Ale to nie wszystko. Z innego źródła pozyskana został informacja, że oto służby skarbowe, które od pewnego czasu mają już, czy nam się to podoba czy nie, pełny wgląd w nasze konta bankowe, wiedzą kto nam płaci i ile, komu my płacimy i ile, zostały zobowiązane żeby z owych kont wychwycić wszystkie przelewy dla platform cyfrowych lub sieci kablowych, czyli po prostu opłaty za dostarczony sygnał radiowo-telewizyjny. Tak utworzona baza zostanie następnie porównana z bazą opłat abonamentowych, no i łatwo przewidzieć jaki będzie tego efekt.

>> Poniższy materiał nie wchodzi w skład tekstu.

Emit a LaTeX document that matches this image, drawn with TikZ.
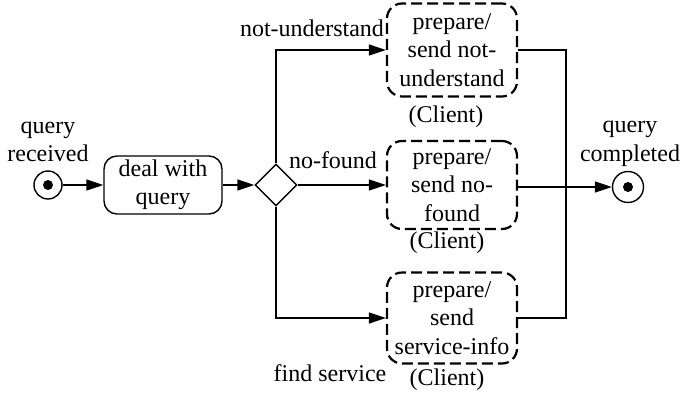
\documentclass[tikz,border=0pt]{standalone}
\usepackage{fontspec}
\setmainfont{Liberation Serif}
\usetikzlibrary{arrows.meta,shapes.geometric}
\begin{document}
\begin{tikzpicture}[x=1pt,y=-1pt,
  every node/.style={font=\fontsize{24}{28.5}\selectfont, inner sep=0pt},
  conn/.style={line width=1.4pt},
  arr/.style={conn,-{Triangle[length=17pt,width=11pt]}},
  action/.style={draw, line width=1.4pt, rounded corners=13pt, align=center,
    minimum width=118pt, minimum height=58pt},
  dashbox/.style={draw, line width=2.2pt, rounded corners=15pt, align=center,
    dash pattern=on 11pt off 5pt, minimum width=130pt},
  initial/.style={circle, draw, line width=1.4pt, minimum size=28pt},
  dot/.style={circle, fill, minimum size=10pt},
  decision/.style={diamond, draw, line width=1.4pt, minimum width=42pt, minimum height=42pt}
]
\useasboundingbox (0,0) rectangle (683,394);

% start
\node[initial] (start) at (48,185) {};
\node[dot] (startdot) at (start) {};
\node[align=center] (lblstart) at (48,142) {query\\received};

% deal with query
\node[action] (deal) at (163,185) {deal with\\query};

% decision
\node[decision] (dia) at (276,185) {};

% dashed action boxes
\node[dashbox, minimum height=93pt] (top) at (452,50) {prepare/\\send not-\\understand};
\node[dashbox, minimum height=88pt] (mid) at (452,185) {prepare/\\send no-\\found};
\node[dashbox, minimum height=91pt] (bot) at (452,318) {prepare/\\send\\service-info};

\node (cl1) at (446,117) {(Client)};
\node (cl2) at (447,243) {(Client)};
\node (cl3) at (447,380) {(Client)};

% guards
\node (g1) at (312,28) {not-understand};
\node (g2) at (333,160) {no-found};
\node (g3) at (330,373) {find service};

% end
\node[initial, minimum size=31pt] (fin) at (628,187) {};
\node[dot, minimum size=10pt] (findot) at (fin) {};
\node[align=center] (lblend) at (630,144) {query\\completed};

% connectors
\draw[arr] (start) -- (deal.west);
\draw[arr] (deal.east) -- (dia.west);
\draw[arr] (dia.north) |- (top.west);
\draw[arr] (dia.east) -- (mid.west);
\draw[arr] (dia.south) |- (bot.west);

\coordinate (jt) at (566,50);
\coordinate (jb) at (566,318);
\draw[conn] (top.east) -- (jt) -- (jb) -- (bot.east);
\draw[arr] (mid.east |- fin.west) -- (fin.west);
\end{tikzpicture}
\end{document}
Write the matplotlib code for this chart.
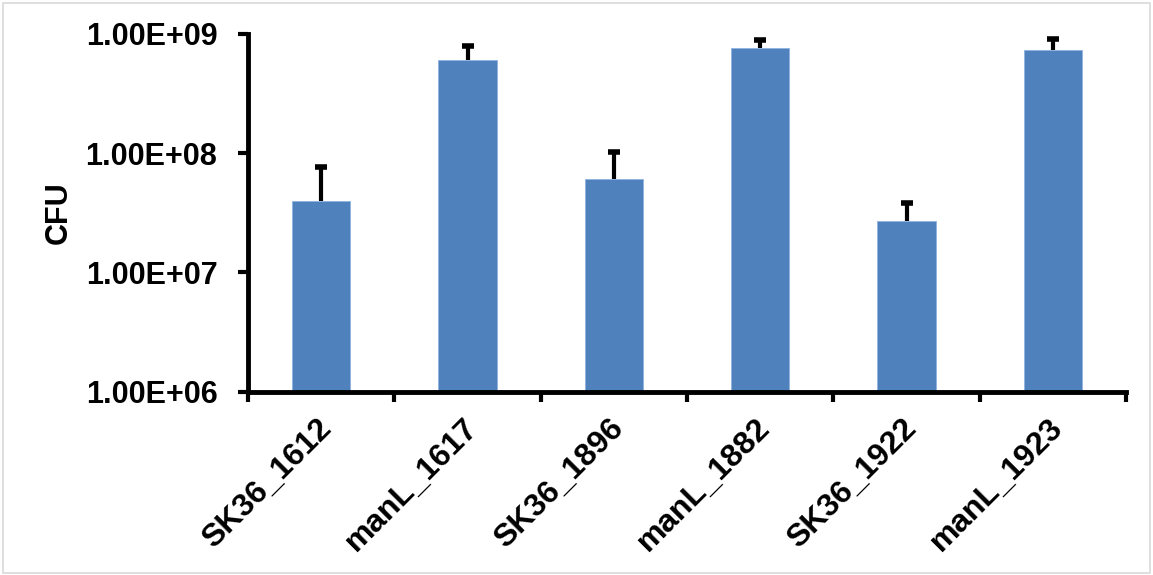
import matplotlib
matplotlib.use("Agg")
import matplotlib.pyplot as plt
from matplotlib.patches import Rectangle
from matplotlib.ticker import FixedLocator, FuncFormatter, NullLocator
import matplotlib.transforms as mtransforms
import numpy as np

categories = ["SK36_1612", "manL_1617", "SK36_1896", "manL_1882", "SK36_1922", "manL_1923"]
cfu = [3.93e7, 6.0e8, 6.08e7, 7.6e8, 2.7e7, 7.23e8]
err_upper = [3.7e7, 1.86e8, 4.1e7, 1.23e8, 1.14e7, 1.77e8]
ytick_values = [1e6, 1e7, 1e8, 1e9]

plt.rcParams['font.family'] = ['Liberation Sans', 'DejaVu Sans']
plt.rcParams['font.weight'] = 'bold'

fig = plt.figure(figsize=(11.53, 5.75), dpi=100)
ax = fig.add_axes([0.2151, 0.3183, 0.9766 - 0.2151, 0.9417 - 0.3183])

x = np.arange(len(categories))
base = 1e6
heights = [v - base for v in cfu]
ax.bar(x, heights, bottom=base, width=0.4, color='#4F81BD', edgecolor='#8DB3E2', linewidth=0.6, zorder=2)
tops = [v + e for v, e in zip(cfu, err_upper)]
ax.vlines(x, cfu, tops, colors='black', linewidth=3, zorder=3)
ax.plot(x, tops, linestyle='none', marker='_', markersize=9, markeredgewidth=4, color='black', zorder=3)

ax.set_yscale('log')
ax.set_ylim(1e6, 1e9)
ax.set_xlim(-0.5, len(categories) - 0.5)

ax.yaxis.set_major_locator(FixedLocator(ytick_values))
ax.yaxis.set_minor_locator(NullLocator())
ax.yaxis.set_major_formatter(FuncFormatter(lambda v, p: "%.2fE+%02d" % (v / 10 ** int(round(np.log10(v))), int(round(np.log10(v))))))

ax.set_xticks(np.arange(-0.5, len(categories), 1.0))
ax.set_xticklabels([])
ax.xaxis.set_minor_locator(NullLocator())

blend = mtransforms.blended_transform_factory(ax.transData, ax.transAxes)
offset = mtransforms.ScaledTranslation(16 / 100, -21 / 100, fig.dpi_scale_trans)
for xi, name in zip(x, categories):
    ax.text(xi, 0, name, transform=blend + offset, rotation=45, ha='right', va='top',
            fontsize=23, fontweight='bold', clip_on=False)

ax.tick_params(axis='x', which='major', length=7, width=3, direction='out')
ax.tick_params(axis='y', which='major', length=7, width=3, direction='out', pad=15, labelsize=22)
for lab in ax.get_yticklabels():
    lab.set_fontweight('bold')

for s in ['top', 'right']:
    ax.spines[s].set_visible(False)
for s in ['left', 'bottom']:
    ax.spines[s].set_linewidth(3.5)

ax.set_ylabel("CFU", fontsize=22, fontweight='bold')
ax.yaxis.set_label_coords(-0.199, 0.5)

fig.patches.append(Rectangle((0.003, 0.004), 0.994, 0.991, transform=fig.transFigure,
                             fill=False, edgecolor='#d9d9d9', linewidth=1.2))

fig.savefig("out.png", dpi=100)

Tak więc Polacy, czy wam się to podoba czy nie, będziecie za chwilę musieli utrzymywać te wszystkie medialne kurwy mieniące się publicznymi, no chyba, że zaczniecie ostro kombinować. Jakimś rozwiązaniem, tak na gorąco, może być programowe nie otwieranie drzwi listonoszom, nigdy i pod żadnym pozorem (nie musicie przecież być w domu), a także rezygnacja z przelewów bankowych na rzecz operatorów i robienie tego w formie gotówkowej bezpośrednio w biurach obsługi klientów, tyle że będzie to niestety szalenie upierdliwe (zapewne nie wszystkim będzie się chciało), nie mówiąc o cofaniu się wstecz. Oczywiście wszystko to wtedy, jeśli owe esbeckie przepisy wejdą w życie.
Wydaje się, że niezbyt zagrożeni są (przynajmniej teoretycznie) ci, którzy nie korzystają z tego typu usług, to znaczy mają odbiorniki, które nie są dostosowane do „natychmiastowego odbioru sygnału” a korzystają jedynie z usług streamingowych lub telewizji internetowych. Pytanie tylko jak długo, bo moim zdaniem pazerna władza za chwilę znajdzie jakiś sposób na zdyscyplinowanie i tego typu dywersantów.